───── SOURCE RECORDS ─────

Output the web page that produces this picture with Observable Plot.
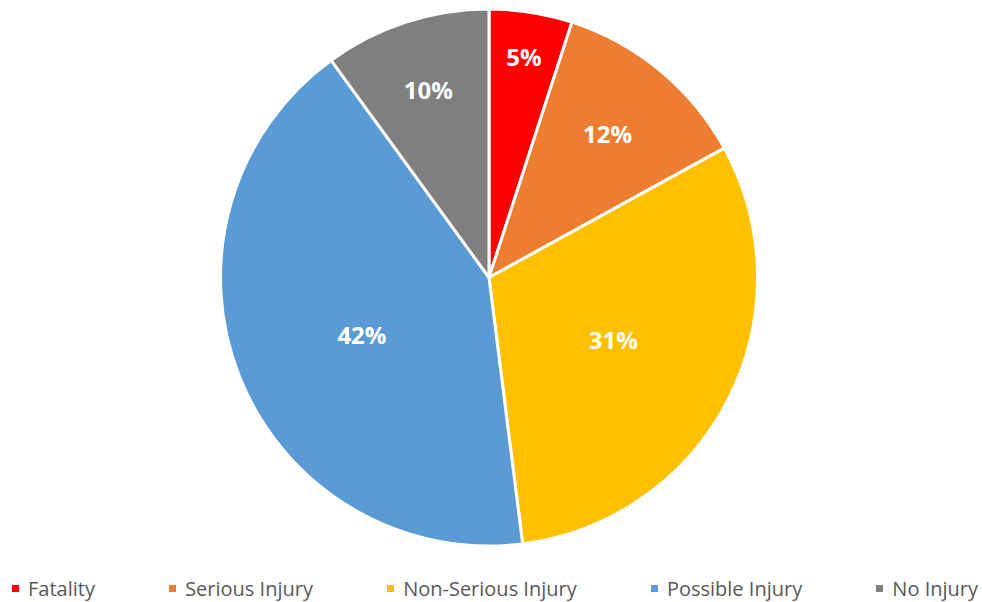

─────
───── SOURCE RECORDS ─────

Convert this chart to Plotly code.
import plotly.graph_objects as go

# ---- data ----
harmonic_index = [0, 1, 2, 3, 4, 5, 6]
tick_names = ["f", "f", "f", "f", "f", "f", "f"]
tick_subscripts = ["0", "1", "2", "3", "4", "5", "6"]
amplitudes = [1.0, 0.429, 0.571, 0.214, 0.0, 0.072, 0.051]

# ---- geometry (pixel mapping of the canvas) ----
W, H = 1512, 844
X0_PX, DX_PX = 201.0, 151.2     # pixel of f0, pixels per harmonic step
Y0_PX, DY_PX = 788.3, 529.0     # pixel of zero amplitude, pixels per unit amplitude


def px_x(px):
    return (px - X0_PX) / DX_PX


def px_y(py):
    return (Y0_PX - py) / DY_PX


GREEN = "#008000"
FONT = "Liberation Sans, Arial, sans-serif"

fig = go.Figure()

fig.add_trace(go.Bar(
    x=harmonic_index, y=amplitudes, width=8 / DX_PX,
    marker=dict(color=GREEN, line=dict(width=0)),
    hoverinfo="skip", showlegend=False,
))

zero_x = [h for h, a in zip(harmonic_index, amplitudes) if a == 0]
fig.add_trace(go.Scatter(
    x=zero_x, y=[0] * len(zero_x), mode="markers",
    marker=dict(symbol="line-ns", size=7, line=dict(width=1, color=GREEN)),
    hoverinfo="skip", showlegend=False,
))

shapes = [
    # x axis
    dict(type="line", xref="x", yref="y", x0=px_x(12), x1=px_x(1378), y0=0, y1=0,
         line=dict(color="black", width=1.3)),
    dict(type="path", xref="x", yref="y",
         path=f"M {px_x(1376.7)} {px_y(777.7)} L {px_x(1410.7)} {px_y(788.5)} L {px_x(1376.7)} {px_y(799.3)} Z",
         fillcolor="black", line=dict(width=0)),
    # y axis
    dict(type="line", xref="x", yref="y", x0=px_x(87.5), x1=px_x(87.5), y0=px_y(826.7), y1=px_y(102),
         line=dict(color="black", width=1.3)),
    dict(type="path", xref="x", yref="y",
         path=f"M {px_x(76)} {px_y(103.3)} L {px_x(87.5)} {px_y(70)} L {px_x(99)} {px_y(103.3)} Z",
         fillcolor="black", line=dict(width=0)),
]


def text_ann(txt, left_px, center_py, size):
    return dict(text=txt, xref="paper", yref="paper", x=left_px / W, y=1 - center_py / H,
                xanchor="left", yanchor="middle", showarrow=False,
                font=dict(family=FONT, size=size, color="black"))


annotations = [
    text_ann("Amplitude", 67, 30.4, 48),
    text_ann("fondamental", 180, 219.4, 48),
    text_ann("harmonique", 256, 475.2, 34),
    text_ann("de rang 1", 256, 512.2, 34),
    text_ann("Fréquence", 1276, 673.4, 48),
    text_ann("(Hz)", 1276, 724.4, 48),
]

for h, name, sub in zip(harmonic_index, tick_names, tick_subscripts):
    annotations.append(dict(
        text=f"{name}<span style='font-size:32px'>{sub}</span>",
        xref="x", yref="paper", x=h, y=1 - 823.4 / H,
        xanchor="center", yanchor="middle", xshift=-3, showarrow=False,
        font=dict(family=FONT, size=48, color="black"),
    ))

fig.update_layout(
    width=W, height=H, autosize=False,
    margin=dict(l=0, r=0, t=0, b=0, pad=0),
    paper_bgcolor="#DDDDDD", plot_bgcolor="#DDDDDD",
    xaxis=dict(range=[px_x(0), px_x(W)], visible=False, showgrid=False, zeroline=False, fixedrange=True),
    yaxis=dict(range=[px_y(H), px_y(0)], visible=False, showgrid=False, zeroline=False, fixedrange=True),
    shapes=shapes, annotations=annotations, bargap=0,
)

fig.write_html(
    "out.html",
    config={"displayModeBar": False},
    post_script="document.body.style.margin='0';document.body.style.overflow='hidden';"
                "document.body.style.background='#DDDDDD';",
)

─────

▶ **REQUIRED TASK**
Count every line above that holds the string "this" and give the total, nothing more.

▶ **RESPONSE TO THE EXERCISE**
2